[AusNOG] Why is peering in Australia so hard?
Bevan Slattery
bevan at slattery.net.au
Sun Aug 4 17:14:38 EST 2013
Josh please read below
From: Joshua D'Alton <joshua at railgun.com.au>
Date: Sunday, 4 August 2013 4:56 PM
To: Cameron Daniel <cdaniel at nurve.com.au>
Cc: "ausnog at ausnog.net" <ausnog at ausnog.net>
Subject: Re: [AusNOG] Why is peering in Australia so hard?
"True, but those small ISPs are single homed and will have quite simple
setups. Indeed a cross connect or worst case some fiber interconnect might
be relatively cheap, but peering requires talking BGP and that for a start
requires more expensive gear (lol @ megaport $500/month for 10G, cheap on
OPEX sure but a single fiber module will cost you a years worth of peering,
and a router another 5-20yrs so the CAPEX is the issue there), and then the
engineering side."
Not sure if this is an attempt at FUD or just a general lack of
understanding where 10G is in the year 2013.
10G Optics are somewhere between $100-$300 depending on vendor (fibre pair).
We also buy single fibre/bi-di 10G SFP+ for less than $500 each.
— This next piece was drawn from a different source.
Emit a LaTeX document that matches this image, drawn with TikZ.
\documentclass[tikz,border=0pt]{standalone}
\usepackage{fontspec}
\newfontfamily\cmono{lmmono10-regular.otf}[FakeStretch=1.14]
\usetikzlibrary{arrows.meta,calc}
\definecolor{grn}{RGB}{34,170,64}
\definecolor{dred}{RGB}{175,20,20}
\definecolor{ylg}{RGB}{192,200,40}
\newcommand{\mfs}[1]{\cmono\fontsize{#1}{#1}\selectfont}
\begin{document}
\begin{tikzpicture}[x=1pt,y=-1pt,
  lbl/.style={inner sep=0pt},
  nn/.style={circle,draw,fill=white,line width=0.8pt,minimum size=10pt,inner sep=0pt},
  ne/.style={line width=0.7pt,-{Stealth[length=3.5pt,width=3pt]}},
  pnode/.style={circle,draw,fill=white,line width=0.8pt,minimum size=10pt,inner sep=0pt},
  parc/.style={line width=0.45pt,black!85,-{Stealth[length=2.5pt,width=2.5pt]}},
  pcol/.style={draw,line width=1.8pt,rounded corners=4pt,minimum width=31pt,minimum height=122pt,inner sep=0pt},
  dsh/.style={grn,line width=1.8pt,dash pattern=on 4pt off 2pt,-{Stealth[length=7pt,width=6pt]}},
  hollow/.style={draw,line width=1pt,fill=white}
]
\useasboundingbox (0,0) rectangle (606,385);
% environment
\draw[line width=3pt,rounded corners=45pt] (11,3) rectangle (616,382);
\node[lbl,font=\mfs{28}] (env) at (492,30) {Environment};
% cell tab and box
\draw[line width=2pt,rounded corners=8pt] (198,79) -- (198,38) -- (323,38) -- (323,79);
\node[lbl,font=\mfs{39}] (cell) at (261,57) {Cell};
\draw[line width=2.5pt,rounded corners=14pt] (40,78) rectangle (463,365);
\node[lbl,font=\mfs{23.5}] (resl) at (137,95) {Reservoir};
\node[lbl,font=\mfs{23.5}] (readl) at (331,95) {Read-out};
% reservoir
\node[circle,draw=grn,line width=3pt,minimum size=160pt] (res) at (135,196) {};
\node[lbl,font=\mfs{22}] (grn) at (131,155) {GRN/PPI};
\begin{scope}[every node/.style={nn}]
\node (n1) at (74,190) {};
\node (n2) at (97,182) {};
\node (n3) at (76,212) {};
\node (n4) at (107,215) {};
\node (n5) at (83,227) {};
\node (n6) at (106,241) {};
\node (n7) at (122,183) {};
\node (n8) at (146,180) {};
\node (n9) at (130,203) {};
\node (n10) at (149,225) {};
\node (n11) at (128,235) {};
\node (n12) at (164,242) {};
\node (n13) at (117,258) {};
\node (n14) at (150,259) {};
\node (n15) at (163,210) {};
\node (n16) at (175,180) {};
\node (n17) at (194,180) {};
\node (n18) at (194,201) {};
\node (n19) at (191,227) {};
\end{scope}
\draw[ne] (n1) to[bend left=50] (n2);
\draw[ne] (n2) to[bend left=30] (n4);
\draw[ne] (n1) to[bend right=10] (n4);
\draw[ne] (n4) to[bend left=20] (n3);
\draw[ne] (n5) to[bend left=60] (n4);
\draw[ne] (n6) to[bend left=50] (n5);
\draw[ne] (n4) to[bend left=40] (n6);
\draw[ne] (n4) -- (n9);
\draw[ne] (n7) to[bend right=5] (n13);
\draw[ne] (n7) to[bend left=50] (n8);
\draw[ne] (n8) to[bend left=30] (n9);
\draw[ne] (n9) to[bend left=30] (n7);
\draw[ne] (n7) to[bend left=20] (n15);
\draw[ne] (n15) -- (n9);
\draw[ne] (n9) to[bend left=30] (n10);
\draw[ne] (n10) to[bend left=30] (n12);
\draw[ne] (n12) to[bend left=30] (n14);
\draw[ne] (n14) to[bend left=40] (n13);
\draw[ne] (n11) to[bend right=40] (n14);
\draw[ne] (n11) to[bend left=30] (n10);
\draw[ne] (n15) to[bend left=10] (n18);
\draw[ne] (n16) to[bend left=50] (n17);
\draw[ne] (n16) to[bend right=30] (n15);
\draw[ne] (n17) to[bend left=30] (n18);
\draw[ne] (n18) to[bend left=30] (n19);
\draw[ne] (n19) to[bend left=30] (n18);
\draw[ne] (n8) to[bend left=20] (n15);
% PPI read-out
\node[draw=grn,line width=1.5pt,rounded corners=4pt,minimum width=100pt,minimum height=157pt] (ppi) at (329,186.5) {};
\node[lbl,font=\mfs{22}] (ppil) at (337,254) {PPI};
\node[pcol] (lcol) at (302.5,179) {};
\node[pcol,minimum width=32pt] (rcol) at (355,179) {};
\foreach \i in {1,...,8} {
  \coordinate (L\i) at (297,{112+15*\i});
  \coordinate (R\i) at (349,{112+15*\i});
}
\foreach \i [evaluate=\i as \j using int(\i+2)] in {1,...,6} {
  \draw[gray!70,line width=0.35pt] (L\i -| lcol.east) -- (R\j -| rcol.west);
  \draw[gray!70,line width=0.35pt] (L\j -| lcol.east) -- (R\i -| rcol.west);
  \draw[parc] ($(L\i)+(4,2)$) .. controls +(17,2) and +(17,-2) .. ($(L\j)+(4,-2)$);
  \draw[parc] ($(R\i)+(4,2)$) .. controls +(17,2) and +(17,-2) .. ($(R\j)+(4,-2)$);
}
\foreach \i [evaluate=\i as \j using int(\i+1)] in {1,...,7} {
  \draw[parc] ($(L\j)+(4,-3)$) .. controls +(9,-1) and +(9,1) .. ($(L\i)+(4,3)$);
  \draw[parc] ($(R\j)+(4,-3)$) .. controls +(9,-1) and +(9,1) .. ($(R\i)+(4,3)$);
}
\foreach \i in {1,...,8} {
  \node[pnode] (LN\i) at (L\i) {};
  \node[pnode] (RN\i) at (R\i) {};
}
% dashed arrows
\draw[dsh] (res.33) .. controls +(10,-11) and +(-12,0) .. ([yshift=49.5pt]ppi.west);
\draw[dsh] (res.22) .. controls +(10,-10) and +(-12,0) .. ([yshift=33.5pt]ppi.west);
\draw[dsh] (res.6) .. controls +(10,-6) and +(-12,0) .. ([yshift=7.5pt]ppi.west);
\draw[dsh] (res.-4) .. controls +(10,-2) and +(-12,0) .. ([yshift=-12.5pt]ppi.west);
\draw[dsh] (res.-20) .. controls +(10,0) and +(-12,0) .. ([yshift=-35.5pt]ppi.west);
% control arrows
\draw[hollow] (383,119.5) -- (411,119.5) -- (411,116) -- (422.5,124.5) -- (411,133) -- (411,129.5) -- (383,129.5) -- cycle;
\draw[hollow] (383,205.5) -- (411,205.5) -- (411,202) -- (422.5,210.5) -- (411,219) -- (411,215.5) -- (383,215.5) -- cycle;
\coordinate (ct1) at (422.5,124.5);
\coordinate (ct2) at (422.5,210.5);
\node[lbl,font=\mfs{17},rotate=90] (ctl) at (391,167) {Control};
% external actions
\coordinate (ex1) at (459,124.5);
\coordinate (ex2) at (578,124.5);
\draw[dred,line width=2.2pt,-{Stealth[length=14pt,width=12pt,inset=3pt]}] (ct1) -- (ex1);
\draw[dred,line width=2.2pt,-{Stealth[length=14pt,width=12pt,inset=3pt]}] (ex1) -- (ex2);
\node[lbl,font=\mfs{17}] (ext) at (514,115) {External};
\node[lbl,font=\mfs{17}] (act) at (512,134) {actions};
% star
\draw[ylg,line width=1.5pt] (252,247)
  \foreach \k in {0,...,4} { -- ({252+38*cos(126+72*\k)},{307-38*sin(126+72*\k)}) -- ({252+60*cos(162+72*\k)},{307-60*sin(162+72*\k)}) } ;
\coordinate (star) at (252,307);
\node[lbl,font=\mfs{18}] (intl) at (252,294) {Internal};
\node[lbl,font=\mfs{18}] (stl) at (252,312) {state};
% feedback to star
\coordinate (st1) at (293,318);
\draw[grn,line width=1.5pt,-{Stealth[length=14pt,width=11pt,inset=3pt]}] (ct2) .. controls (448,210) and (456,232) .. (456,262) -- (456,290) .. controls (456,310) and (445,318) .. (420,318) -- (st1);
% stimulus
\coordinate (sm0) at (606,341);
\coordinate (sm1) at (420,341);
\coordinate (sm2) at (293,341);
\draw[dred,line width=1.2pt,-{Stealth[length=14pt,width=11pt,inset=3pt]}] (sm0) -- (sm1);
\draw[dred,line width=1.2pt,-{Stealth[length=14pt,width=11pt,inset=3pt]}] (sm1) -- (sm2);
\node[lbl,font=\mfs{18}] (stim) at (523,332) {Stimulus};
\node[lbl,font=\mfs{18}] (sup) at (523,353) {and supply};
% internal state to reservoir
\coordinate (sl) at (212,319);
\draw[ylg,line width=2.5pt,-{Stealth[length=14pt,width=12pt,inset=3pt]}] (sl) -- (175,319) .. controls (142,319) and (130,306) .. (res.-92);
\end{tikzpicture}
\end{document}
A couple
of ISP's connecting to Megaport on Test Drive didn't have any 10G gear so we
"loaned" them a Brocade switch (4x10G slots and 24x1G holes) for a grand
total cost to us of somewhere around $1,500/switch. In fact I just ordered
another 12 of these said switches. Regardless all these providers had 10G
on their roadmap within 6-12 months so this is a good "bridge" for them (pun
intended).
So the actual cost of the optics is so low I'll give them to any Megaport
customer because we buy them by the hundreds literally. And 10G switches
are so cheap I buy them by the dozen. 10G capable routers are less than
$10k.
Probably time to get a new price book me thinks.